C'est plus loin que Terre des Hommes?
Assez, oui.
A mon âge le monde n'était pas très grand. Il s'étendait sur quelques pâtés autour de la maison. L'île Ste-Hélène c'était déjà à l'autre bout du monde alors imaginez Wildwood! J'allais bien aimer le bord de la mer, qu'on m'a dit.
C'est donc pour ça qu'on m'avait acheté un beau petit maillot quelques jours auparavant. Il était bleu marin avec des p'tits bateaux oranges vers le haut. Pas laid mais péniblement inconfortable.
Tu va être très beau là-dedans. Les p'tites filles vont courir après toi, qu'on m'avait dit.
Là j'ai fait une grimace. Beurk! Dans ce temps-là, pour moi comme pour mes amis, les filles étaient des créatures étranges qui n'avaient pas de zizi et qui sentaient les fraises.
J'étais Calvin avant Calvin.
Emporte des Pif Gadget. Plusieurs même. La route, m'avait-on prévenu, allait être longue, très longue même. J'estimais au pif que ma grosse pile de Pif, probablement une vingtaine tout au plus, allait être suffisante. J'ai appris à mieux estimer après ce voyage-là.
Nous sommes partis, un vendredi matin très tôt. Pas mal d'effervescence dans la place. Avant le départ j'espérais que le magasin de l'autre côté de la rue ait reçu le nouveau Pif et qu'on puisse me l'acheter avant de s'en aller. La valise du Dodge Coronet de mon père était remplie à ras bord. Tout juste s'il n'avait pas sauté dessus pour qu'elle ferme. On emportait plein de chose. Pas le chien par contre. C'te caniche faisait une dépression nerveuse profonde si on ne changeait qu'un seul petit meuble de place dans la maison alors imaginez l'emmener à Wildwood.
Pas le Coronet de mon père mais absolument identique.

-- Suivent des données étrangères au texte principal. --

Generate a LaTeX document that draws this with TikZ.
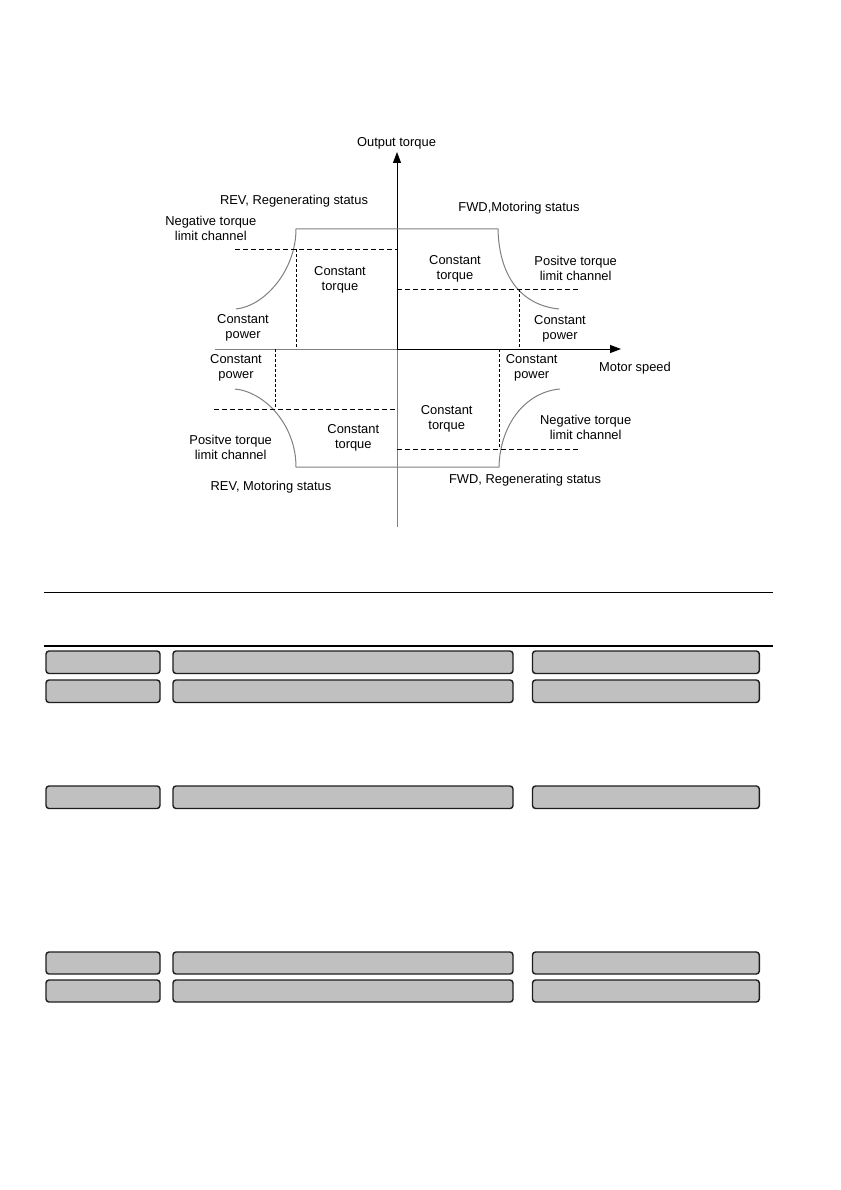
\documentclass[tikz,border=0pt]{standalone}
\usepackage{fontspec}
\setmainfont{Liberation Sans}
\usetikzlibrary{arrows.meta}
\definecolor{barfill}{HTML}{C0C0C0}
\definecolor{barline}{HTML}{1E1E1E}
\definecolor{limgray}{HTML}{808080}
\begin{document}
\begin{tikzpicture}[x=1pt,y=-1pt,
  lbl/.style={font=\fontsize{12.9}{15}\selectfont, align=center, inner sep=0pt, text=black},
  axisline/.style={line width=1pt, black},
  axisgray/.style={line width=1pt, limgray},
  limline/.style={line width=1pt, limgray},
  dashh/.style={line width=1pt, black, dash pattern=on 5pt off 3pt},
  dashv/.style={line width=1pt, black, dash pattern=on 3pt off 2pt},
  bar/.style={draw=barline, fill=barfill, line width=1.4pt, rounded corners=3pt},
  rule/.style={line width=1.3pt, black},
  tip/.style={-{Triangle[length=11pt,width=8pt]}}
]
\useasboundingbox (0,0) rectangle (840,1190);
\fill[white] (0,0) rectangle (840,1190);

% axes
\coordinate (O) at (397,349);
\coordinate (ytop) at (397,152);
\coordinate (ybot) at (397,527);
\coordinate (xleft) at (215,349);
\coordinate (xright) at (621,349);
\draw[axisgray] (O) -- (ybot);
\draw[axisgray] (xleft) -- (O);
\draw[axisline,tip] (O) -- (ytop);
\draw[axisline,tip] (O) -- (xright);

% upper torque limit
\draw[limline] (236,309) .. controls (265,306) and (296,270) .. (296,229) -- (498,229)
  .. controls (499,275) and (520,305) .. (559,309);
% lower torque limit
\draw[limline] (235,389) .. controls (265,392) and (296,425) .. (296,467) -- (499,467)
  .. controls (500,425) and (525,392) .. (560,389);

% dashed lines upper
\draw[dashh] (235,249) -- (397,249);
\draw[dashv] (296.5,249) -- (296.5,349);
\draw[dashh] (397,289) -- (580,289);
\draw[dashv] (519.3,289) -- (519.3,349);
% dashed lines lower
\draw[dashh] (214,409) -- (397,409);
\draw[dashv] (275.3,349) -- (275.3,409);
\draw[dashh] (397,449) -- (580,449);
\draw[dashv] (499.3,349) -- (499.3,449);

% labels
\node[lbl] (t1) at (396.5,143) {Output torque};
\node[lbl] (t2) at (294,201) {REV, Regenerating status};
\node[lbl] (t3) at (210.8,228.5) {Negative torque\\limit channel};
\node[lbl] (t4) at (340,279.5) {Constant\\torque};
\node[lbl] (t5) at (243,328) {Constant\\power};
\node[lbl] (t6) at (519,208) {FWD,Motoring status};
\node[lbl] (t7) at (455,268.5) {Constant\\torque};
\node[lbl] (t8) at (575.7,268.5) {Positve torque\\limit channel};
\node[lbl] (t9) at (560,328.5) {Constant\\power};
\node[lbl] (t10) at (236,367.5) {Constant\\power};
\node[lbl] (t11) at (353.3,438) {Constant\\torque};
\node[lbl] (t12) at (230.7,447.5) {Positve torque\\limit channel};
\node[lbl] (t13) at (271,487.5) {REV, Motoring status};
\node[lbl] (t14) at (531.7,367.5) {Constant\\power};
\node[lbl] (t15) at (635,368) {Motor speed};
\node[lbl] (t16) at (446.7,418.5) {Constant\\torque};
\node[lbl] (t17) at (585.7,427.5) {Negative torque\\limit channel};
\node[lbl] (t18) at (525,480) {FWD, Regenerating status};

% rules
\draw[rule] (44,592.3) -- (773,592.3);
\draw[rule] (44,646) -- (773,646);

% bars
\foreach \yt/\yb in {651/673.5, 680/702.5, 786/808.5, 952/974, 980/1002}{
  \draw[bar] (46,\yt) rectangle (160,\yb);
  \draw[bar] (173,\yt) rectangle (513,\yb);
  \draw[bar] (532.5,\yt) rectangle (759.3,\yb);
}
\end{tikzpicture}
\end{document}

Mon grand-père et mon grand-oncle étaient tous les deux sur le balcon arrière à nous regarder quitter la ruelle pour s'en aller. Ils ne venaient pas avec nous, malheureusement. Mon grand-père n'a jamais été un grand voyageur mais mon grand-oncle a pratiquement fait le tour du monde au fil des ans alors Wildwood ne l'aurait probablement pas trop impressionné. Je leur ai envoyé la main du siège arrière, trouvant que c'était bien dommage qu'ils ne soient pas du voyage.
Avant de s'engager sur la rue mon père à mit le pied sur le frein. Il s'est retourné de bord pour me regarder.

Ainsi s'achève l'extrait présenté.